With all the commotion over e-payments, people’s spending habits have remained remarkably unchanged
Checks took another beating in the latest month’s Federal Reserve Payments Study, which revealed another steep decline in the three years since the central bank’s previous report. Americans recorded 18.3 billion checks paid in 2012, compared with 24.5 billion three years prior – a drop of more than 25%. The latest Fed figures confirm what has essentially been a linear decrease of roughly 6 billion checks per three-year reporting period since 2003.
So, what’s happening to all these check payments? “That’s easy,” you might be tempted to say. “They’re going away. People are all switching to credit cards and mobile.”
Surprisingly, you’d be wrong. While the number of credit card transactions has increased significantly since 2003, they actually represent a LOWER proportion of the total than they did a decade ago (21% today vs. 23% in 2003). What’s more, they represent just 3% of the total dollar value of all transactions. Debit and prepaid card transactions have taken off to account for nearly half of all transactions, but only 2% of the total value.
Total number of payments by type, 2003-12
Overall, credit, debit and prepaid cards together make up about 5% of total U.S. transactions by dollar value – only slightly more than they did 10 years ago. While the number of transactions is impressive, one way of looking at the Electronic Payments Revolution of the past decade is that it has essentially the taken same slice of the pie and come up with a thousand new ways to pay for it.

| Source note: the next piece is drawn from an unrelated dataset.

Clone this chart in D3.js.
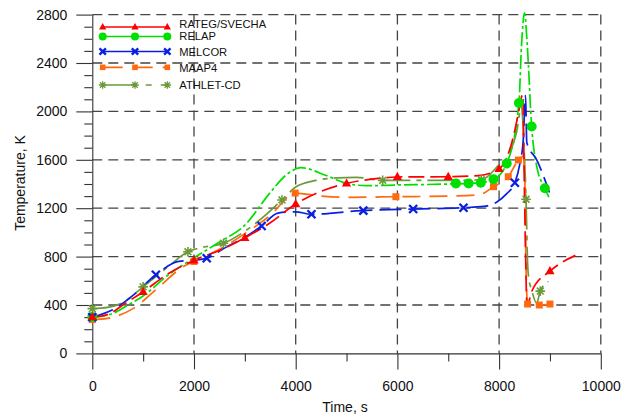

While all of this churning has been going on with cards, online and mobile, the proportion of check and ACH payments by value has remained almost unchanged – from just more than 96% in 2003 to just more than 94% today. What this shows is that despite all the gymnastics, people’s payment needs and spending habits haven’t changed that much over the past decade. Low-denomination personal checks amounting to a couple percent of total transaction value have largely been replaced by cards and ACH, but people aren’t especially making any more or different purchases than they were before.

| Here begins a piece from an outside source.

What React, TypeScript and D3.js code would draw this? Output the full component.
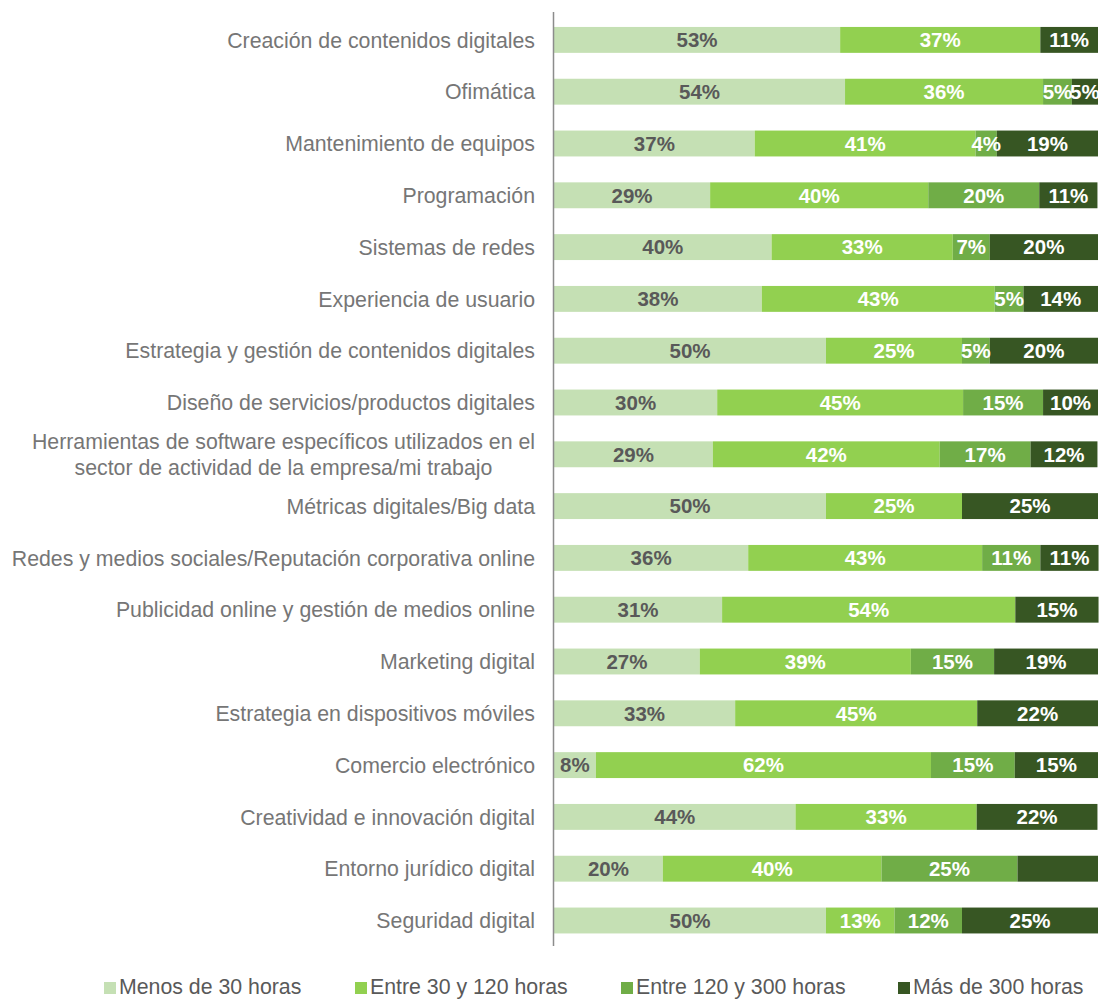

What does this mean for the future of checks? At the present linear rate of decline, they would disappear entirely by about 2020, but we are likely to see that slow in coming years. By now, a lot of the “system shock” has been absorbed: Checks are seldom used for the type of low-dollar value, high-frequency payments that they used to be. It’s rare to see personal checks at the point of sale anymore, and monthly bills are becoming increasingly automated because – let’s face it – cards and ACH are quicker. What’s left will be higher-value payments where there’s less urgency to convert, and a strong disincentive to convert to cards because of the percentage fees imposed.

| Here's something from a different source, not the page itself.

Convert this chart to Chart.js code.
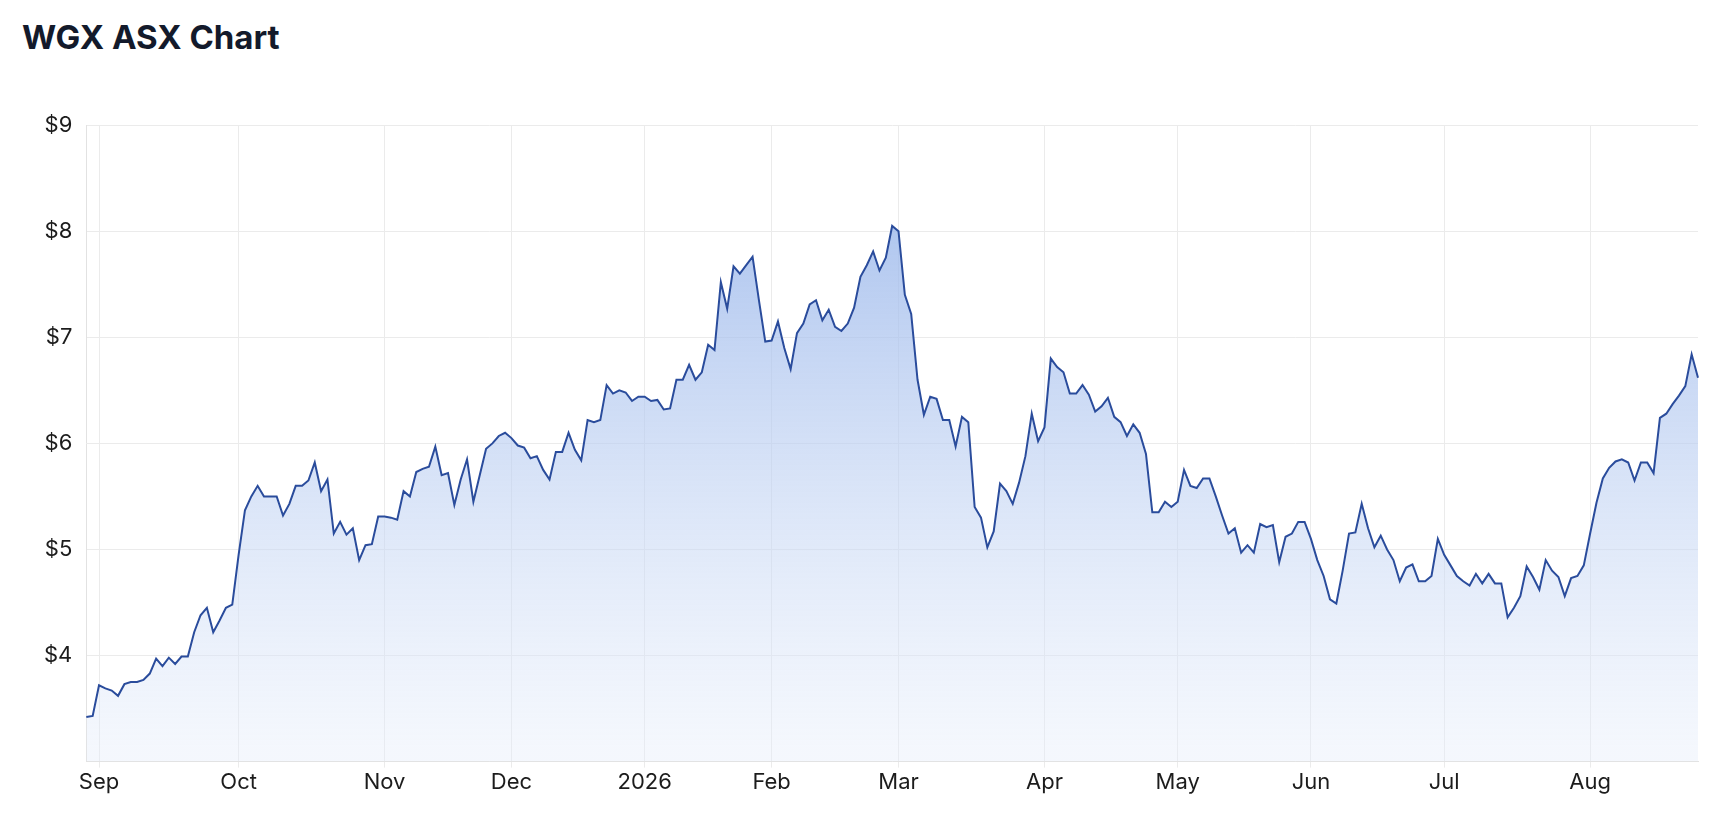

A bright spot for checks was that from 2009-12, the number of checks deposited as images actually increased from 3.0 billion to 3.4 billion annually – more than 10% growth “against the grain” of declining volume. Measured as a percentage of overall usage, image-based deposits grew by almost half. If nothing else, managing to post significant growth in the midst of a shrinking market proves one thing: As a technology, remote deposit capture actually works.
It’s hard to say where exactly the decline in check usage will flatten out, but with much of the small-transaction shift accounted for, and the percentage-fee roadblock in place for cards, the future give-and-take will likely be between paper checks and ACH. Remote deposit may well provide the floor for checks in that arena, as the convenience difference between various methods of electronifying them becomes a wash. While it’s easy to point lout reasons why new payments are faster, simpler or just more interesting, the check still has quite a bit of life left.